> EXERCISE GOAL
What is to be printed is the span of lines starting at the one containing "Recreate this image" and ending at the one containing "nice=False, zero=False, reverse=True)", reproduced exactly with pictures left out.

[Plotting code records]
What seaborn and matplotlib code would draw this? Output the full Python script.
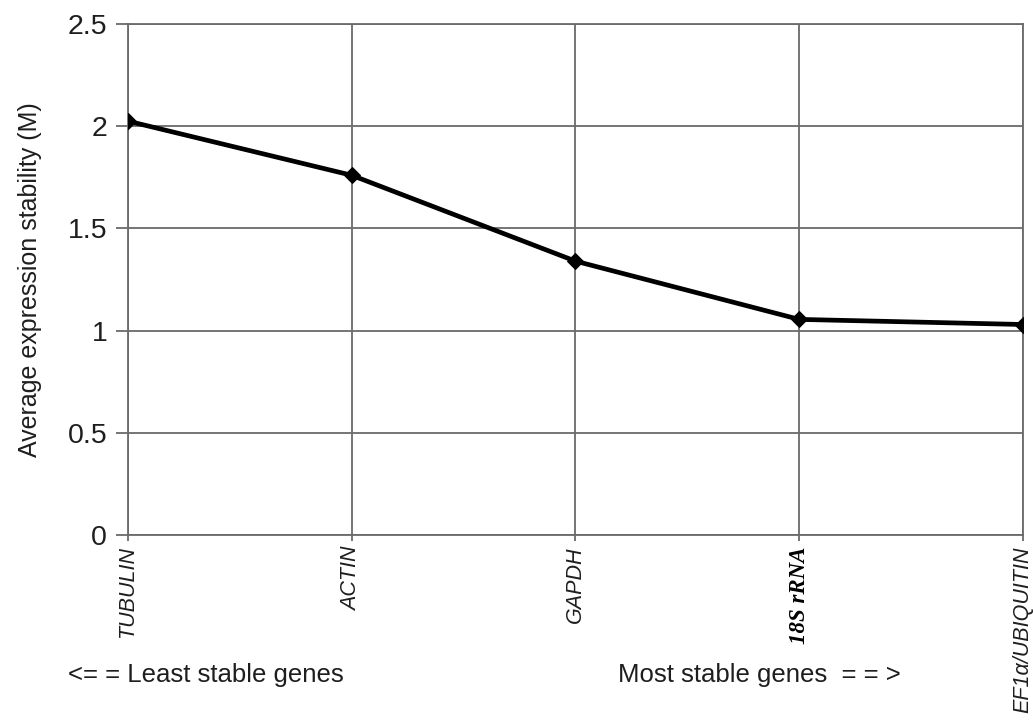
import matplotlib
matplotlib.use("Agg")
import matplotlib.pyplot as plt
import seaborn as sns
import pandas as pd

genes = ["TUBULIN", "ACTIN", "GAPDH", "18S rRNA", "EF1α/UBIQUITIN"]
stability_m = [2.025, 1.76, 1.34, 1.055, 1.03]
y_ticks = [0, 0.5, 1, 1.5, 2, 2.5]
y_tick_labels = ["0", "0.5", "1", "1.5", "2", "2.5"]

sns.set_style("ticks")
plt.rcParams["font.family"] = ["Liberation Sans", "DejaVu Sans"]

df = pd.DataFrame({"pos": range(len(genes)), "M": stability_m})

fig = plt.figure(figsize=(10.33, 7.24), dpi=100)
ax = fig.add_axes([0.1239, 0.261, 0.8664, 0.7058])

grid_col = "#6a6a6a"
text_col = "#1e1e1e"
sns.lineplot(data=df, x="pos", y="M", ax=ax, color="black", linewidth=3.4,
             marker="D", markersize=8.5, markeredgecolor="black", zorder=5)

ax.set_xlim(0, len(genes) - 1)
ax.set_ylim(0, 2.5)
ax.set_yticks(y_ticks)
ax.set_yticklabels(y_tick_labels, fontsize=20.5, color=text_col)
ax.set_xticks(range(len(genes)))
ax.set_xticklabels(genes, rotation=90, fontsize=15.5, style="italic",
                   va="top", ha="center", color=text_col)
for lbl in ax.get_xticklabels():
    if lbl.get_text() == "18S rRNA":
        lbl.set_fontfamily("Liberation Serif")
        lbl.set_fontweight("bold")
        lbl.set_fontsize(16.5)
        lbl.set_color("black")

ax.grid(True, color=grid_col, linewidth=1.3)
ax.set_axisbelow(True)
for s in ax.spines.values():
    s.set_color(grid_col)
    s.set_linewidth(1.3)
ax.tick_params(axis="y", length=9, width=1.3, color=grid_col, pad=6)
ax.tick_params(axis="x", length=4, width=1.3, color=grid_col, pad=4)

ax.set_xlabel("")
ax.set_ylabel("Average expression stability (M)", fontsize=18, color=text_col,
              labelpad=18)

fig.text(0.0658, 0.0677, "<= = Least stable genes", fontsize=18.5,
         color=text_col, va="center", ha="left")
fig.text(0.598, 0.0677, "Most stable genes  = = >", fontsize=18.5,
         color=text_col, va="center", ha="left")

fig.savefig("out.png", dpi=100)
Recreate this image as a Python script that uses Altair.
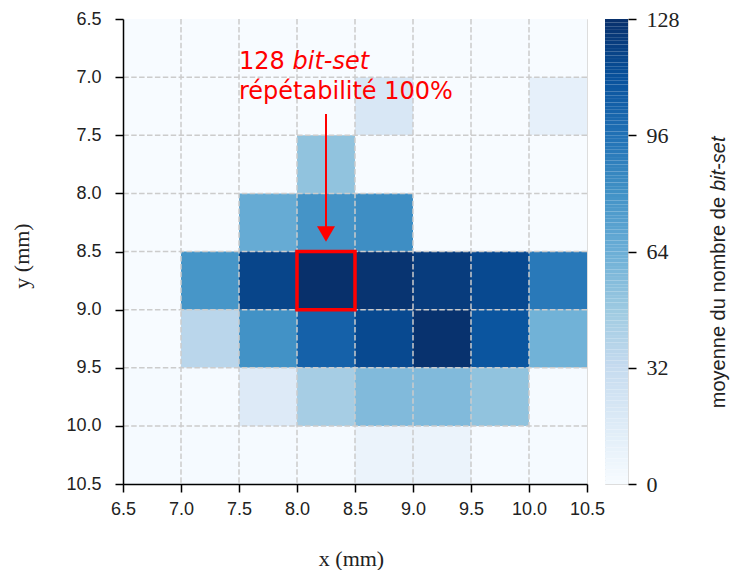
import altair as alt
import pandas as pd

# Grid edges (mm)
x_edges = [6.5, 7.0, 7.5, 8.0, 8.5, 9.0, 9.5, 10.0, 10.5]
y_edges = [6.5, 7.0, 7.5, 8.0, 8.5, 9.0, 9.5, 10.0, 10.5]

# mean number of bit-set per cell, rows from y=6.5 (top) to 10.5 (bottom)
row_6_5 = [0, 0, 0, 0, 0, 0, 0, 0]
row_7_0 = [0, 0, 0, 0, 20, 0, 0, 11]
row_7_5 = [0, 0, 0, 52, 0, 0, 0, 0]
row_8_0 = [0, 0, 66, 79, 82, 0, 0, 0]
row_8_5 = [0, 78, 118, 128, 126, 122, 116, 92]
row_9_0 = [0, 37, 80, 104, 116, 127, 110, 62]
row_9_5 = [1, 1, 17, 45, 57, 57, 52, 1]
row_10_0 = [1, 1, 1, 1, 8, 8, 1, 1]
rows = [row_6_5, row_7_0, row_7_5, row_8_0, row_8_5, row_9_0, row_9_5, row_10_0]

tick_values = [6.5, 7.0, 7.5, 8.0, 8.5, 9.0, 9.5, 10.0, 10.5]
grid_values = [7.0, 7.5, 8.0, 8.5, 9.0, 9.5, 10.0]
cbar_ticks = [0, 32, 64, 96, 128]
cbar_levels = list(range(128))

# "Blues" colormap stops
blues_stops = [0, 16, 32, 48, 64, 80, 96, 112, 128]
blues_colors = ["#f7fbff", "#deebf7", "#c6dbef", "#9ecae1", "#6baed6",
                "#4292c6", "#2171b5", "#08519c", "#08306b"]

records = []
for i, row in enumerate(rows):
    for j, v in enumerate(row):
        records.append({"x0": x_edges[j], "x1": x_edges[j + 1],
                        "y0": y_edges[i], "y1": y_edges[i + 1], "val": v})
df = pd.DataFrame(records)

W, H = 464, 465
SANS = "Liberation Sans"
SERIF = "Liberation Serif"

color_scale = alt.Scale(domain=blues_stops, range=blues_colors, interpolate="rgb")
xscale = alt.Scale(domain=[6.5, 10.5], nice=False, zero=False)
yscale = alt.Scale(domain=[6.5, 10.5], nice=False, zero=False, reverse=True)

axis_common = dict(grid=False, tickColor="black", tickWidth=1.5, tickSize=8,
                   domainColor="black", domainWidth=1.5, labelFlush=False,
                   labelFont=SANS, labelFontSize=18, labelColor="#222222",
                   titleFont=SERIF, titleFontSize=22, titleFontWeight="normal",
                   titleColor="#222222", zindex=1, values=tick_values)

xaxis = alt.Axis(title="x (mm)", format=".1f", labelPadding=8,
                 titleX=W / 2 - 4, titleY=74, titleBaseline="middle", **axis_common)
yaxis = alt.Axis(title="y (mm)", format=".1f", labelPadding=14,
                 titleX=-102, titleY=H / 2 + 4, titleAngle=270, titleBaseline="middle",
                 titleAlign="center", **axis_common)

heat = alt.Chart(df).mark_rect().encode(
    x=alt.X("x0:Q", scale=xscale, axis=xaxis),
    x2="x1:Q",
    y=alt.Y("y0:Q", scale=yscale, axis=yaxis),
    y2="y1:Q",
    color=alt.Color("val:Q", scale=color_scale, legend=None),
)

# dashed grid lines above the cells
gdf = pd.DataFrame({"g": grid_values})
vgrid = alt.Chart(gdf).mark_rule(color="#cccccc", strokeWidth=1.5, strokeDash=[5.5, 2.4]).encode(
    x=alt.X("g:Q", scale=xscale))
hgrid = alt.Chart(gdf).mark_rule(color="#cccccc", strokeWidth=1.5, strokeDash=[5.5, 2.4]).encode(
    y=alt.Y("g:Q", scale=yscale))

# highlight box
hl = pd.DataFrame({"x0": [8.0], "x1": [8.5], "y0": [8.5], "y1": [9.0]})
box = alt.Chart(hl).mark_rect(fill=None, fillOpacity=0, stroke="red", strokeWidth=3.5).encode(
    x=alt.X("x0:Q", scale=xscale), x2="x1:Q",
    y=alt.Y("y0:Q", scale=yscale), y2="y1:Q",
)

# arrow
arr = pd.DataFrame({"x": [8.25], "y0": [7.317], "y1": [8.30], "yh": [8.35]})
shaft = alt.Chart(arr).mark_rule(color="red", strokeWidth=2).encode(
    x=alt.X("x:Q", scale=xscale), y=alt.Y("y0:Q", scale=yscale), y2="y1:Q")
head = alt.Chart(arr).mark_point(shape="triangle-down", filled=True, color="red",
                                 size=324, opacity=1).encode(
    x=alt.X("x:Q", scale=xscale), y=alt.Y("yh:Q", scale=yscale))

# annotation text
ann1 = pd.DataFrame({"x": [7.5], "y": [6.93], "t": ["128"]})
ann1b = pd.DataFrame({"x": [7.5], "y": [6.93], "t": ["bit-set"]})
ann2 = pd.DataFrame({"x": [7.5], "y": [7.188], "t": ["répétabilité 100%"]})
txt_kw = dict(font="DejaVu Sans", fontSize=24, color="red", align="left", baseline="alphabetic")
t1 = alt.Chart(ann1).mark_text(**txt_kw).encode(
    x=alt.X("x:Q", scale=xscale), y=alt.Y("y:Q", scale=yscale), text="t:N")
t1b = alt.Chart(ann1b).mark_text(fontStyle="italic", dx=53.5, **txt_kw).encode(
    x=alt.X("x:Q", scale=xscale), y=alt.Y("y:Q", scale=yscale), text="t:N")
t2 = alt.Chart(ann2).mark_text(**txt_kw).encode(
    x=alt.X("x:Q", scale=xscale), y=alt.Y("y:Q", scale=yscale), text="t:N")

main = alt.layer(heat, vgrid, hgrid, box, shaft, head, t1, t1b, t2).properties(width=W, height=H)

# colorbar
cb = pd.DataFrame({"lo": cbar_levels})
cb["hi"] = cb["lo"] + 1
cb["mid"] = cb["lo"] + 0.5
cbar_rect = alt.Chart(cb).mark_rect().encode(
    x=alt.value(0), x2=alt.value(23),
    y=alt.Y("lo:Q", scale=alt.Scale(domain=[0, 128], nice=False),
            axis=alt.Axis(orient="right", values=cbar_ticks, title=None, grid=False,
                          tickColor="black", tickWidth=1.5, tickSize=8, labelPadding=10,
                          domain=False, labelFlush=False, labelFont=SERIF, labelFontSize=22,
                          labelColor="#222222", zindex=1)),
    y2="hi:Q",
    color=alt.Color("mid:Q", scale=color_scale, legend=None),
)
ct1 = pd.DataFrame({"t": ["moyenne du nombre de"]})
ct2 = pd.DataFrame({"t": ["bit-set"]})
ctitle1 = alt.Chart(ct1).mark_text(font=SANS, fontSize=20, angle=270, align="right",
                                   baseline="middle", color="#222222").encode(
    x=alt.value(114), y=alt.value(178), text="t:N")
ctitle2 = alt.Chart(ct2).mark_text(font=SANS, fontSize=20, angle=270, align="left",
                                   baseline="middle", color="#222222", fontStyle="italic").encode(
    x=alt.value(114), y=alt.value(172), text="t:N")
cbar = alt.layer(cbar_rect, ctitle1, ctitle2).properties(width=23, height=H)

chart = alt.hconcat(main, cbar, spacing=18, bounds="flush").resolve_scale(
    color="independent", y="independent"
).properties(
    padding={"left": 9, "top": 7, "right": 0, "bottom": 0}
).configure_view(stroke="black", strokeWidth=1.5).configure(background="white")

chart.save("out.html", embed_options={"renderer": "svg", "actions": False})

> THE REPLY
Recreate this image as a Python script that uses Altair.
import altair as alt
import pandas as pd

# Grid edges (mm)
x_edges = [6.5, 7.0, 7.5, 8.0, 8.5, 9.0, 9.5, 10.0, 10.5]
y_edges = [6.5, 7.0, 7.5, 8.0, 8.5, 9.0, 9.5, 10.0, 10.5]

# mean number of bit-set per cell, rows from y=6.5 (top) to 10.5 (bottom)
row_6_5 = [0, 0, 0, 0, 0, 0, 0, 0]
row_7_0 = [0, 0, 0, 0, 20, 0, 0, 11]
row_7_5 = [0, 0, 0, 52, 0, 0, 0, 0]
row_8_0 = [0, 0, 66, 79, 82, 0, 0, 0]
row_8_5 = [0, 78, 118, 128, 126, 122, 116, 92]
row_9_0 = [0, 37, 80, 104, 116, 127, 110, 62]
row_9_5 = [1, 1, 17, 45, 57, 57, 52, 1]
row_10_0 = [1, 1, 1, 1, 8, 8, 1, 1]
rows = [row_6_5, row_7_0, row_7_5, row_8_0, row_8_5, row_9_0, row_9_5, row_10_0]

tick_values = [6.5, 7.0, 7.5, 8.0, 8.5, 9.0, 9.5, 10.0, 10.5]
grid_values = [7.0, 7.5, 8.0, 8.5, 9.0, 9.5, 10.0]
cbar_ticks = [0, 32, 64, 96, 128]
cbar_levels = list(range(128))

# "Blues" colormap stops
blues_stops = [0, 16, 32, 48, 64, 80, 96, 112, 128]
blues_colors = ["#f7fbff", "#deebf7", "#c6dbef", "#9ecae1", "#6baed6",
                "#4292c6", "#2171b5", "#08519c", "#08306b"]

records = []
for i, row in enumerate(rows):
    for j, v in enumerate(row):
        records.append({"x0": x_edges[j], "x1": x_edges[j + 1],
                        "y0": y_edges[i], "y1": y_edges[i + 1], "val": v})
df = pd.DataFrame(records)

W, H = 464, 465
SANS = "Liberation Sans"
SERIF = "Liberation Serif"

color_scale = alt.Scale(domain=blues_stops, range=blues_colors, interpolate="rgb")
xscale = alt.Scale(domain=[6.5, 10.5], nice=False, zero=False)
yscale = alt.Scale(domain=[6.5, 10.5], nice=False, zero=False, reverse=True)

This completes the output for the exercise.